Kyron Birdine's exceedingly mild rebellion and its consequences suggest, too, that if anything they are even more rigidly policed than they were in the 90s. I remember how each student was interpellated into the role of a potential cheater, a potential violator. Make sure you have the right kind of pencils, make sure you have extra, eyes on your own paper, also cover your paper in case someone else might look over because if someone else cheats off your paper you are then a cheater too. I don't know about cell phones; in Virginia in the 90s they were considered evidence of dealing drugs and banned from public schools.

But the testing is also as arbitrary as it is compulsory. From the Gawker article linked above:
As the Dallas Observer notes, Kyron are being forced to take both the new State of Texas Assessments of Academic Readiness (STAAR) test and the old Texas Assessment of Knowledge and Skills (TAKS) test, even though only the TAKS will count.

"He and any other Texas students who entered ninth grade before the 2011-12 school year are still evaluated on the TAKS test," the Observer explains. "They're still required to take the STAAR, but mainly so the state can get data they can use to tweak the test before it really matters."

"It wasn't for a grade," Kyron told WFAA's News 8. "Colleges don't see it. It didn't benefit my personal life at all."

Students in Birdine's year were, in other words, being used as a data source to help calibrate the new test. I know I had to do this too, on the SAT--I took an analytical reasoning section, but the scores didn't count for anything because it was new; they just collected the data and used it to calibrate the scoring. I'm sure that's a standard procedure now as in the 90s. It disturbs me a little, though, that it's never occurred to me before that standardized testing companies shouldn't get to waste students' time and collect their data for free—let alone compulsorily.

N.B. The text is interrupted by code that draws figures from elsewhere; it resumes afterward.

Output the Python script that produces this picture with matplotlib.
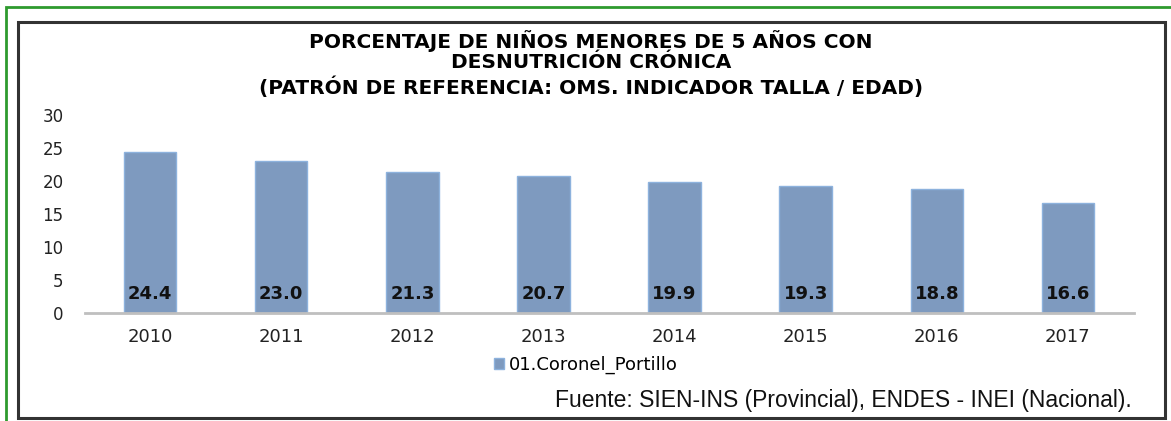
import matplotlib.pyplot as plt
import matplotlib.patches as patches
import numpy as np

plt.rcParams['font.family'] = ['DejaVu Sans']

years = ['2010', '2011', '2012', '2013', '2014', '2015', '2016', '2017']
values = [24.4, 23.0, 21.3, 20.7, 19.9, 19.3, 18.8, 16.6]
series_name = '01.Coronel_Portillo'
title_lines = ['PORCENTAJE DE NIÑOS MENORES DE 5 AÑOS CON',
               'DESNUTRICIÓN CRÓNICA',
               '(PATRÓN DE REFERENCIA: OMS. INDICADOR TALLA / EDAD)']
source = 'Fuente: SIEN-INS (Provincial), ENDES - INEI (Nacional).'

W, H = 1171, 421
fig = plt.figure(figsize=(W / 100, H / 100), dpi=100)

# frames: green outer, black inner
fig.patches.append(patches.Rectangle((6 / W, -0.05), 1.2, (H - 7) / H + 0.05,
                                     transform=fig.transFigure, fill=False,
                                     edgecolor='#2E9A2E', lw=2))
fig.patches.append(patches.Rectangle((18 / W, 3 / H), (1165 - 18) / W, (418 - 22) / H,
                                     transform=fig.transFigure, fill=False,
                                     edgecolor='#333333', lw=2.2))

ax = fig.add_axes([84.5 / W, (H - 313) / H, (1133.5 - 84.5) / W, (313 - 115) / H])
x = np.arange(len(years))
bars = ax.bar(x, values, width=0.4, color='#7E9ABF', edgecolor='#8DB2DD',
              lw=1, label=series_name, zorder=2)

for xi, v in zip(x, values):
    ax.text(xi, 1.5, f'{v:.1f}', ha='center', va='bottom', fontsize=13,
            fontweight='bold', color='#111111', zorder=3)

ax.set_xlim(-0.5, 7.5)
ax.set_ylim(0, 30)
ax.set_xticks(x)
ax.set_xticklabels(years)
ax.set_yticks(range(0, 31, 5))
ax.tick_params(axis='both', length=0, labelsize=12, colors='#222222')
ax.tick_params(axis='x', labelsize=13, pad=11)
ax.tick_params(axis='y', pad=15)
for s in ['top', 'right', 'left']:
    ax.spines[s].set_visible(False)
ax.spines['bottom'].set_color('#BFBFBF')
ax.spines['bottom'].set_linewidth(2)

fig.legend(handles=[bars], labels=[series_name], loc='center',
           bbox_to_anchor=(586 / W, (H - 365) / H), frameon=False,
           fontsize=13, handlelength=0.55, handleheight=0.55, handletextpad=0.3)

# title lines placed one by one (first two sit tight, like the original)
for line, ypx in zip(title_lines, [41, 63, 87]):
    fig.text(591 / W, (H - ypx) / H, line, ha='center', va='center',
             fontsize=14.5, fontweight='bold')

fig.text(1132 / W, (H - 400) / H, source, ha='right', va='center',
         fontsize=16.5, family='Liberation Sans', color='#111111')

fig.savefig('out.png', dpi=100)
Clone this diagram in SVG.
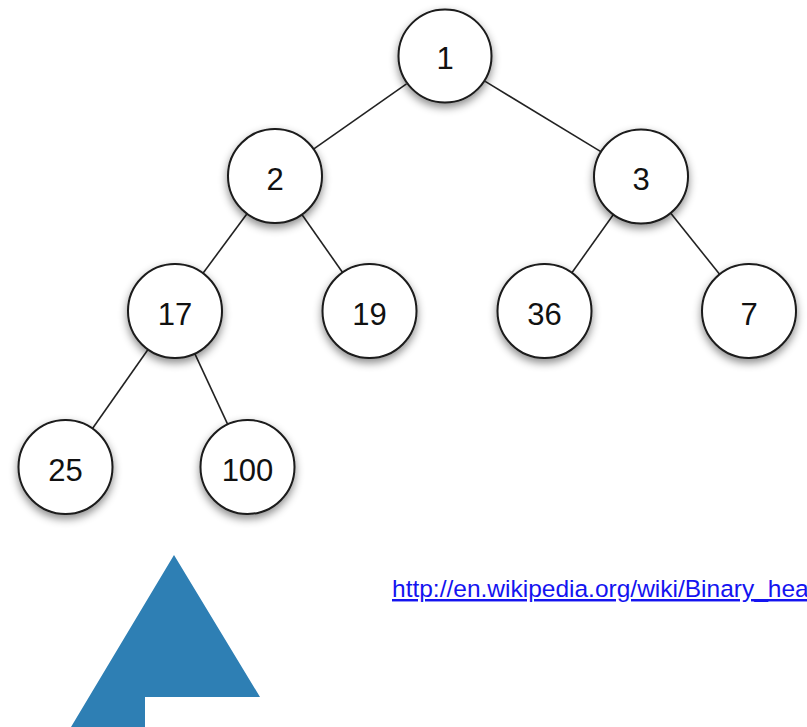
<svg xmlns="http://www.w3.org/2000/svg" width="807" height="727" viewBox="0 0 807 727">
  <style>
    .edge { stroke: #222222; stroke-width: 1.6; fill: none; }
    .node circle { fill: #ffffff; stroke: #1a1a1a; stroke-width: 2; filter: url(#shadow); }
    .node text { font-family: "Liberation Sans", Arial, sans-serif; font-size: 31px; fill: #111111; text-anchor: middle; }
    .link { font-family: "Liberation Sans", Arial, sans-serif; font-size: 24.5px; fill: #1414f0; text-decoration: underline; }
  </style>
  <defs>
    <filter id="shadow" x="-30%" y="-30%" width="160%" height="170%">
      <feDropShadow dx="0" dy="4" stdDeviation="4" flood-color="#000000" flood-opacity="0.45"/>
    </filter>
  </defs>
  <rect width="807" height="727" fill="#ffffff"/>

  <!-- tree edges -->
  <g id="connectors">
    <line class="edge" x1="406.5" y1="83.9" x2="313.5" y2="149.1"/>
    <line class="edge" x1="485.2" y1="81.4" x2="600.8" y2="151.6"/>
    <line class="edge" x1="247" y1="213.8" x2="203" y2="273.2"/>
    <line class="edge" x1="301.9" y1="214.5" x2="342.6" y2="272.5"/>
    <line class="edge" x1="613.6" y1="214.3" x2="571.9" y2="272.7"/>
    <line class="edge" x1="670.4" y1="212.7" x2="719.6" y2="274.3"/>
    <line class="edge" x1="148" y1="349.5" x2="92.5" y2="428.5"/>
    <line class="edge" x1="194.8" y1="353.6" x2="227.7" y2="424.4"/>
  </g>

  <!-- heap nodes -->
  <g id="n1" class="node"><circle cx="445" cy="56" r="46.5"/><text x="445" y="69">1</text></g>
  <g id="n2" class="node"><circle cx="275" cy="176" r="47"/><text x="275" y="190">2</text></g>
  <g id="n3" class="node"><circle cx="641" cy="176.5" r="47"/><text x="641" y="190">3</text></g>
  <g id="n17" class="node"><circle cx="175" cy="311" r="47"/><text x="175" y="325">17</text></g>
  <g id="n19" class="node"><circle cx="369.5" cy="311" r="47"/><text x="369.5" y="325">19</text></g>
  <g id="n36" class="node"><circle cx="544.5" cy="311" r="47"/><text x="544.5" y="325">36</text></g>
  <g id="n7" class="node"><circle cx="749" cy="311" r="47"/><text x="749" y="325">7</text></g>
  <g id="n25" class="node"><circle cx="65.5" cy="467" r="47"/><text x="65.5" y="481">25</text></g>
  <g id="n100" class="node"><circle cx="247.5" cy="467" r="47"/><text x="247.5" y="481">100</text></g>

  <!-- source link, running past the right edge -->
  <text class="link" x="392" y="597">http://en.wikipedia.org/wiki/Binary_heap</text>

  <!-- up arrow -->
  <polygon points="174,555 260,697 145,697 145,727 71,727" fill="#2e7fb4"/>
</svg>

Kyron Birdine staged his mild protest with good humor, as his self-deprecating "#freeKyron" tweets indicate. And although in the grander scheme of things the punishment seems unjust, the four days of suspension probably won't have much impact on his life. Yet he seems aware of the power dynamic surrounding him, and the ease with which school conduces to criminalization.

"Some people are acting like I tweeted nuclear launch codes. I expressed my opinion on red lines. No more, no less," Birdine writes. He's right; it's not a crime.

A friend replies, with the brutal honesty for which we so prize teenagers, that Birdine's protest was used as a cautionary tale in a class called "MYF."


"'mapping your future you know... The fuck around class where we do nothing[.]"

Nothing could be as important for mapping your future as obediently taking whatever test is put in front of you, it's suggested. Follow the rules. Avoid criminalization.

Another friend responds by joking about the danger that Birdine poses to the Arlington school district:

Birdine jokes back, but the joke has an uneasy undertow. "don't say that. Haha. They might see that as a threat."


I often feel like that myself.


*It delights me to no end that Birdine not only uses an internet abbreviation but renders the smiley face on his paper as an emoticon, using punctuation, then tweets a photograph of the analog message. Somebody get this kid in a media theory class.

**As given in the original, what Stein wrote on that paper was "Dear Professor James,...I am so sorry but really I do not feel a bit like an examination paper in philosophy to-day."

Stein, Gertrude. The Autobiography of Alice B. Toklas. In Writings, 1903-1932: Q.E.D., Three Lives, Portraits and Other Short Works, The Autobiography of Alice B. Toklas. Ed. Catharine R. Stimpson and Harriet Scott Chessman. New York: Library of America, 1998. Print. The Library of America 99.